Nam Terces was proud of his Ethiopian heritage. He and his Swedish
wife, Efil had made a good home for themselves in Northern
Illinois. Since emigrating from Addis Ababa, where his dad was
mayor, Nam had taken work beneath his education as a custodian in
the Hononegah School District just outside of Rockford. His
co-workers had given him the nickname, "Nega" because of the way
Nam pronounced "Hononegah."
Nevertheless, Nam was well liked by the school staff and he
found that the monotony of the work gave him opportunities to
daydream while he worked.
Nam liked to fantasize that he was a famous surgeon, or a
musical artist, or an important expert witness at a murder trial.
And all throughout his imaginings, Nam incorporated the ambient
sounds into his ruminations.

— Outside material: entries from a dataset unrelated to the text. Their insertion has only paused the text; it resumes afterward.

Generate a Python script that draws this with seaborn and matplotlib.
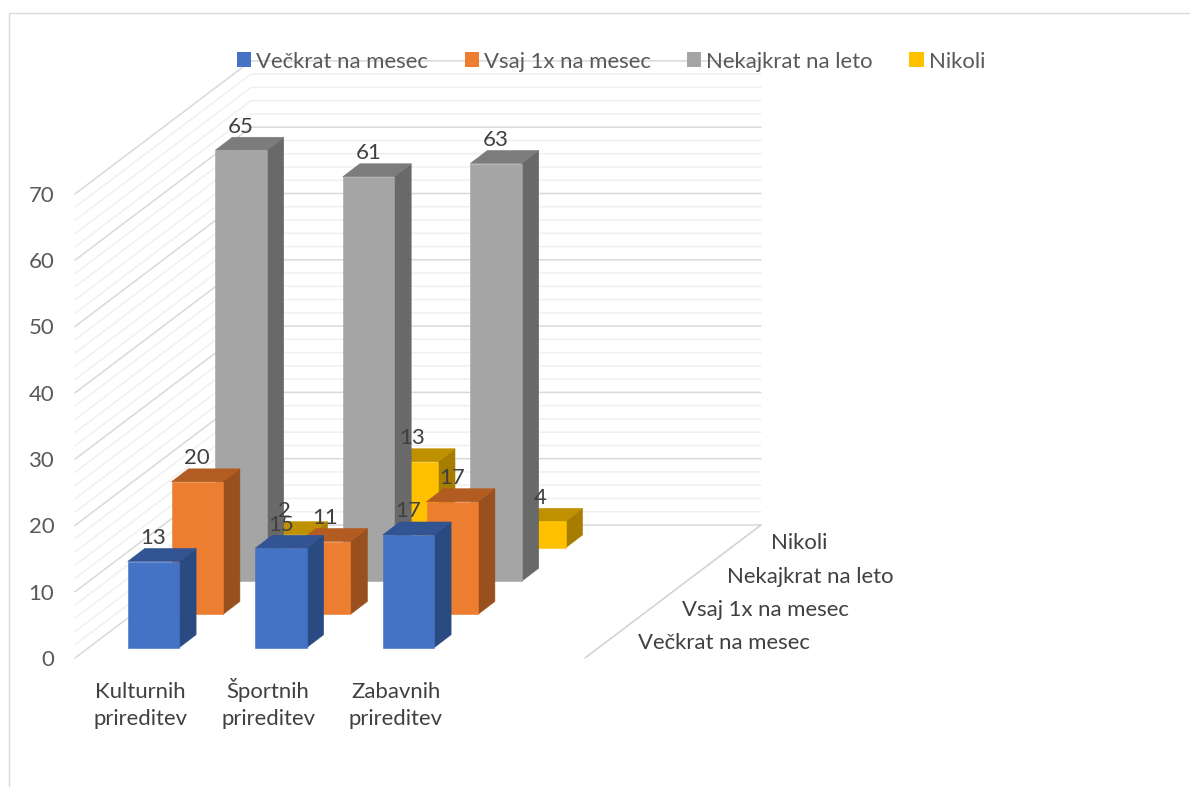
import numpy as np
import pandas as pd
import matplotlib
matplotlib.use("Agg")
import matplotlib.pyplot as plt
from matplotlib.patches import Polygon, Rectangle
from matplotlib.lines import Line2D
import seaborn as sns

categories = ["Kulturnih\nprireditev", "Športnih\nprireditev", "Zabavnih\nprireditev"]
series_names = ["Večkrat na mesec", "Vsaj 1x na mesec", "Nekajkrat na leto", "Nikoli"]
vecer = [13, 15, 17]
vsaj = [20, 11, 17]
nekaj = [65, 61, 63]
nikoli = [2, 13, 4]
all_values = [vecer, vsaj, nekaj, nikoli]
front_cols = ["#4472C4", "#ED7D31", "#A5A5A5", "#FFC000"]
top_cols = ["#325492", "#B35C22", "#7C7C7C", "#BF9000"]
side_cols = ["#2A4A82", "#97501E", "#696969", "#A67D00"]
text_col = "#404040"
legend_col = "#595959"

W, H = 1190, 787
X0, Y0 = 75.0, 658.0       # pixel of data (0, 0)
PX, PY = 127.5, 6.63       # pixels per category, per value unit
SX, SY = 43.8 / PX, 33.25 / PY   # one series step into depth, in data units
DX, DY = 17.0 / PX, 13.0 / PY    # bar depth
BW = 51.4 / PX                    # bar width
BX, BY = (127.7 - X0) / PX, (658 - 647.7) / PY   # offset of first bar

sns.set_theme(style="white")
plt.rcParams["font.family"] = ["Lato", "DejaVu Sans"]
FS = 15.9

fig = plt.figure(figsize=(W / 100, H / 100), dpi=100)
ax = fig.add_axes([0, 0, 1, 1])
ax.patch.set_alpha(0)

# chart border
fig.add_artist(Line2D([9 / W, 9 / W, 1], [0, 1 - 13 / H, 1 - 13 / H], color="#d9d9d9", lw=1.0))

# walls and floor
WX, WY = 176.0 / PX, 133.0 / PY
levels = np.arange(0, 71, 2)
for v in levels:
    major = v % 10 == 0
    c, lw = ("#d9d9d9", 1.1) if major else ("#f0f0f0", 1.1)
    ax.plot([0, WX, 4 + WX], [v, v + WY, v + WY], color=c, lw=lw,
            zorder=0.6 if major else 0.5, solid_joinstyle="miter")
ax.plot([4, 4 + WX], [0, WY], color="#d0d0d0", lw=1.1, zorder=0.6)

# bars, back series first
for s in range(3, -1, -1):
    n_before = len(ax.patches)
    df = pd.DataFrame({"pos": np.arange(3), "val": all_values[s]})
    sns.barplot(data=df, x="pos", y="val", native_scale=True, width=BW,
                color=front_cols[s], saturation=1, ax=ax, legend=False)
    for c, p in enumerate(ax.patches[n_before:]):
        v = all_values[s][c]
        x = c + BX + s * SX
        y = BY + s * SY
        p.set_x(x)
        p.set_y(y)
        p.set_width(BW)
        p.set_height(v)
        p.set_facecolor(front_cols[s])
        p.set_edgecolor(front_cols[s])
        p.set_linewidth(0.4)
        p.set_zorder(10 + (3 - s) * 3 + 2)
        side = [(x + BW, y), (x + BW + DX, y + DY), (x + BW + DX, y + v + DY), (x + BW, y + v)]
        top = [(x, y + v), (x + DX, y + v + DY), (x + BW + DX, y + v + DY), (x + BW, y + v)]
        ax.add_patch(Polygon(side, closed=True, fc=side_cols[s], ec=side_cols[s], lw=0.4,
                             zorder=10 + (3 - s) * 3))
        ax.add_patch(Polygon(top, closed=True, fc=top_cols[s], ec=top_cols[s], lw=0.4,
                             zorder=10 + (3 - s) * 3 + 1))
        ax.text(x + BW / 2, y + v + DY + 10.5 / PY, str(v), ha="center", va="center",
                fontsize=FS, color=text_col, zorder=40)

# series axis labels
for s, name in enumerate(series_names):
    ax.text((638 - X0) / PX + s * 44.3 / PX, 2.25 + s * SY, name, ha="left", va="center",
            fontsize=FS, color=text_col, zorder=40)

# scales
ax.set_xlim(-X0 / PX, (W - X0) / PX)
ax.set_ylim(-(H - Y0) / PY, Y0 / PY)
ax.set_xlabel("")
ax.set_ylabel("")
ax.spines["left"].set_position(("data", 0))
ax.spines["bottom"].set_position(("data", 0))
for sp in ax.spines.values():
    sp.set_visible(False)
ax.set_yticks(np.arange(0, 71, 10))
ax.set_xticks([0.515, 1.515, 2.515])
ax.set_xticklabels(categories, fontsize=FS, color=text_col, linespacing=1.42, va="baseline")
ax.tick_params(axis="y", length=0, pad=15, labelsize=FS, labelcolor=legend_col)
ax.tick_params(axis="x", length=0, pad=48)

# legend
handles = [Rectangle((0, 0), 1, 1, fc=c, ec="none") for c in front_cols]
leg = ax.legend(handles, series_names, loc="center", bbox_to_anchor=(611 / W, 1 - 61.5 / H),
                ncol=4, frameon=False, fontsize=FS, labelcolor=legend_col,
                handlelength=0.64, handleheight=0.64, handletextpad=0.23, columnspacing=1.65,
                borderpad=0, borderaxespad=0)
leg.set_zorder(50)

fig.savefig("out.png", dpi=100)
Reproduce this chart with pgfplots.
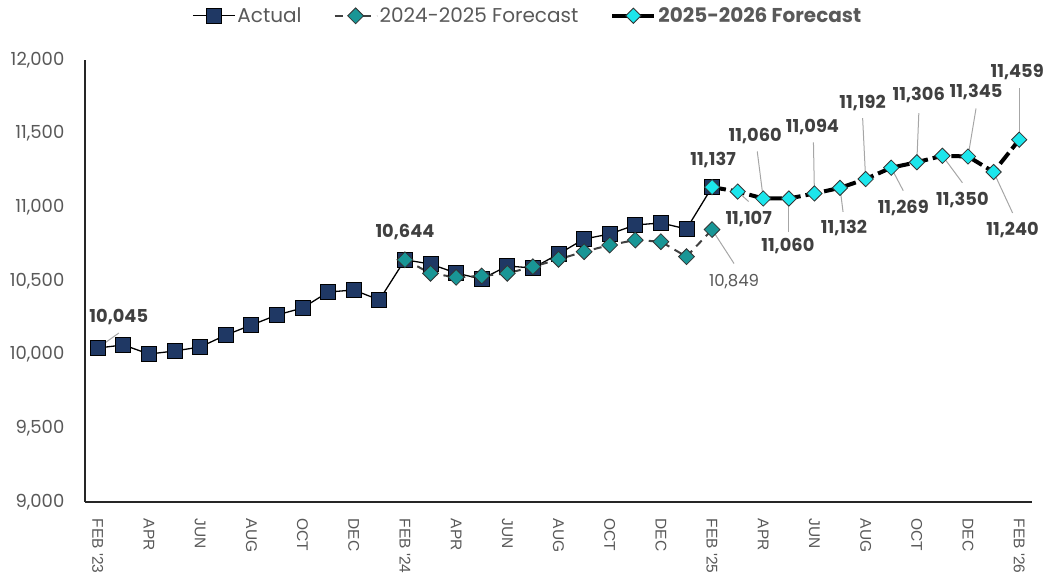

The drone of the the ventilation
system became noise from an impossibly complex medical imaging
device that Dr. Terces needed to consult during an especially
taxing surgical procedure on the Secretary-General of the United
Nations. The hum and din of the floor polisher became the "Qualtex
Ray Gun" aboard the super-secret C-3 bomber to which Sharpshooter
Class-X, Maj. Terces had been assigned.
But Nam's favorite inventions happened late at night after
everyone else had left. In the empty building, the only sounds that
Nam heard were the tickings of the clocks. Those timepieces
inspired Nam's espionage fabrications. In those fictions, he was
Agent Agen (that's his nickname spelled backwards), member of an
elite squad know as "The Custodians."
Such was Nam's life for a good twelve years. He and Efil had a
pleasant life together. One day, all that changed.
Nam returned home one day and found police at his home. The
officer in charge solemnly told Nam that his home had been
burglarized. Nam tried to call Efil but she didn't answer her cell
phone. Inside the house, Nam listened to his answering machine and
heard his wife tell him goodbye. That was the last he ever heard
from her.
Months later, after he had resigned himself to the fact that she
was not coming back, he began going through the personal items she
had left behind. He found a note to her, hastily scribbled on the
letterhead of their lawyer, Y. T. "Tim" Retlaw. It was reasoned
that the note was done in a rush because Retlaw's normally
fastidious secretary, Ethyl H. Tertiary, had made the mistake of
forgetting the "r" in "for." Before the note was turned over to the
Rockton Police Department as evidence, Nam began a careful analysis
of it.
Finally, he really did need to use his espionage skills!